DATASET SECTION =
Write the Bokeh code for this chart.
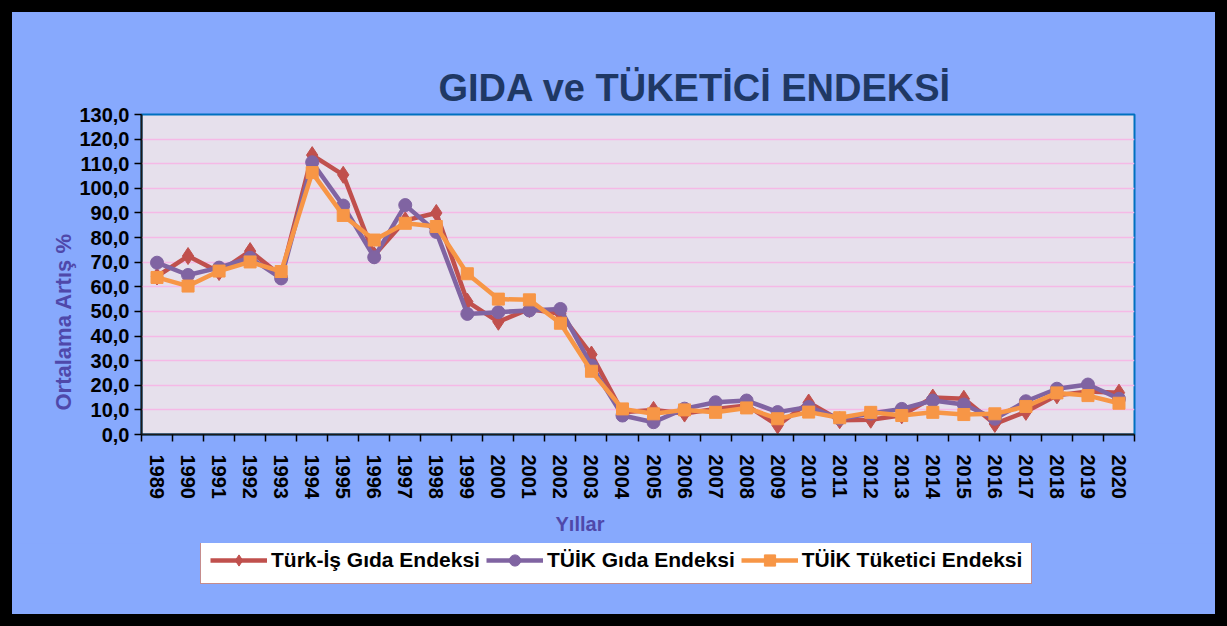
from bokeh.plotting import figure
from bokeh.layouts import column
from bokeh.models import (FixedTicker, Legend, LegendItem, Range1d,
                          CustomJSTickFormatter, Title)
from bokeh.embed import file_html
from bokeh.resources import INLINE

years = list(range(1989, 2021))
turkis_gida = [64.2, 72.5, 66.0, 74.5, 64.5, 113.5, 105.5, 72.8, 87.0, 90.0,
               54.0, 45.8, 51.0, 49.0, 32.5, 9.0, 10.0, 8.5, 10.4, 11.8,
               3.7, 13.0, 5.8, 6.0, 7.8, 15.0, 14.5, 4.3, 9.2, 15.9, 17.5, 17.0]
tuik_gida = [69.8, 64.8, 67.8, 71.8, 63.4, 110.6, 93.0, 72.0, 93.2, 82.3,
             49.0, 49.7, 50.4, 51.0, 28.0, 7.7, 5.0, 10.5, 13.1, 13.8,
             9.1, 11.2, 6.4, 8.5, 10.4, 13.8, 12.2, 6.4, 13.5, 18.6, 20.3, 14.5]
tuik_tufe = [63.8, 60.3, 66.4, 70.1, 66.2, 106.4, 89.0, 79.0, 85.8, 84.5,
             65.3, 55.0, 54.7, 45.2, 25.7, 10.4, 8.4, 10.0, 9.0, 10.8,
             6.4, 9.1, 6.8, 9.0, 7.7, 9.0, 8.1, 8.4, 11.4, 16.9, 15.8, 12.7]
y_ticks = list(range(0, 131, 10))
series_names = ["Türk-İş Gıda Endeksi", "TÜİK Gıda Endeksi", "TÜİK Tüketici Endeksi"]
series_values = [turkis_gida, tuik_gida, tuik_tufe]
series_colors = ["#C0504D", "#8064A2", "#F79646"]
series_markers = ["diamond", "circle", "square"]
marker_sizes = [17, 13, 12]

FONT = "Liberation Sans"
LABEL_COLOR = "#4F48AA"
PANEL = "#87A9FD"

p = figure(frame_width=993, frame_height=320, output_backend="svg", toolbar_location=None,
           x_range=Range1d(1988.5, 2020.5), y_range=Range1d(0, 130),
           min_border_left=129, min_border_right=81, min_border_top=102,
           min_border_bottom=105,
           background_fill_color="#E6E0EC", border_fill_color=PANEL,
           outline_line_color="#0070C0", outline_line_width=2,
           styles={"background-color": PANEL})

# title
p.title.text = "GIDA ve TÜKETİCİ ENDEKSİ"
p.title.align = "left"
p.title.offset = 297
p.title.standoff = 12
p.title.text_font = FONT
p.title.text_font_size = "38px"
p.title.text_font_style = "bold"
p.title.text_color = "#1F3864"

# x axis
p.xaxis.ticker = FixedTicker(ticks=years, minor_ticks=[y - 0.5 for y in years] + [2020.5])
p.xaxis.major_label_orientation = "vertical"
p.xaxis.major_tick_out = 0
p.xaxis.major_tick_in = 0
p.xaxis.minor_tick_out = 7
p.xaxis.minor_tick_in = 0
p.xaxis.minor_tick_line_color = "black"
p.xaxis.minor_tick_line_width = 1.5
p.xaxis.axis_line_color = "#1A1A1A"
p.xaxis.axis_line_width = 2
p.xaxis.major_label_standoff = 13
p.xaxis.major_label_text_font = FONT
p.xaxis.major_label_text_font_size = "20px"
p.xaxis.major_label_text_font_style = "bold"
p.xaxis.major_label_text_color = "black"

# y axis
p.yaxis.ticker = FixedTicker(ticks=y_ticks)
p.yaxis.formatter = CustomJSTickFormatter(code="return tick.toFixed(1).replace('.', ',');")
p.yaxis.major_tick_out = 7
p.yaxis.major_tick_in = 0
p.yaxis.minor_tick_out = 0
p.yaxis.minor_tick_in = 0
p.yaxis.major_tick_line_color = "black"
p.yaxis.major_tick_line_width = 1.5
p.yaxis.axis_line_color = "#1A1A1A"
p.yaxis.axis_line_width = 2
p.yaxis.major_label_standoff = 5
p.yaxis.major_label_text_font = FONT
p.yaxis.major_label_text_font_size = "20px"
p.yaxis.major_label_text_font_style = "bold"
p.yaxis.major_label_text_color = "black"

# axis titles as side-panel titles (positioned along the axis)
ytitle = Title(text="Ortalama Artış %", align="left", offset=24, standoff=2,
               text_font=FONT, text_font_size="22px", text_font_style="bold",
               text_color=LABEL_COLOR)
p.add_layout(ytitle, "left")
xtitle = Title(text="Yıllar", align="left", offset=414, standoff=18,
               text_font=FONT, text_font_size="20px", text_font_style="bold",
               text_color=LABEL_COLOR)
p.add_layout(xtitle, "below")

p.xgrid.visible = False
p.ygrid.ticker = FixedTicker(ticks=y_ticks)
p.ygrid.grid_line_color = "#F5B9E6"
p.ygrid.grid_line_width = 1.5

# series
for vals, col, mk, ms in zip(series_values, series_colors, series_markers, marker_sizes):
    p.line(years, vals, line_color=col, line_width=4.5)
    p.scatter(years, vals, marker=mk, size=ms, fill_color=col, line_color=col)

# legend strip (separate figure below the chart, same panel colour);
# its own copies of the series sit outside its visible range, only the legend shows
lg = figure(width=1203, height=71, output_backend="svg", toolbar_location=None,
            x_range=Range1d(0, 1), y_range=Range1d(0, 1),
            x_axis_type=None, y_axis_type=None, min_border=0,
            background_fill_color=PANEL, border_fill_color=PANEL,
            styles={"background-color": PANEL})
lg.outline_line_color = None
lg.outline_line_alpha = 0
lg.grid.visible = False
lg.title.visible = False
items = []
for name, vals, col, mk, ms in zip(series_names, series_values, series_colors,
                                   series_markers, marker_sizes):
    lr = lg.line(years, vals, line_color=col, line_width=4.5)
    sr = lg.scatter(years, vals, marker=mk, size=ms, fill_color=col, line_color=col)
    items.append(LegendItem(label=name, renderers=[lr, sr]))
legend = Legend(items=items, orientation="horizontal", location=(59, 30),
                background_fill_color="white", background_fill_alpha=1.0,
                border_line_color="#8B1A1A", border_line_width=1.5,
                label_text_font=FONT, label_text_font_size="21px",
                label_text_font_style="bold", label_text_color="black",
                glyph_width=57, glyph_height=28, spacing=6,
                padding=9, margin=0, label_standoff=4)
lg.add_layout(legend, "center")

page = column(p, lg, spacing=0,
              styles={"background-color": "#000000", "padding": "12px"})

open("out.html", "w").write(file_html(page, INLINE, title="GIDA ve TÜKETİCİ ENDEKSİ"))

WHAT THE EXERCISE ASKS = Give again exactly the lines running from the beginning of the material above through the line that contains "from bokeh.resources import INLINE", and leave out every picture.

SOLUTION =
Write the Bokeh code for this chart.
from bokeh.plotting import figure
from bokeh.layouts import column
from bokeh.models import (FixedTicker, Legend, LegendItem, Range1d,
                          CustomJSTickFormatter, Title)
from bokeh.embed import file_html
from bokeh.resources import INLINE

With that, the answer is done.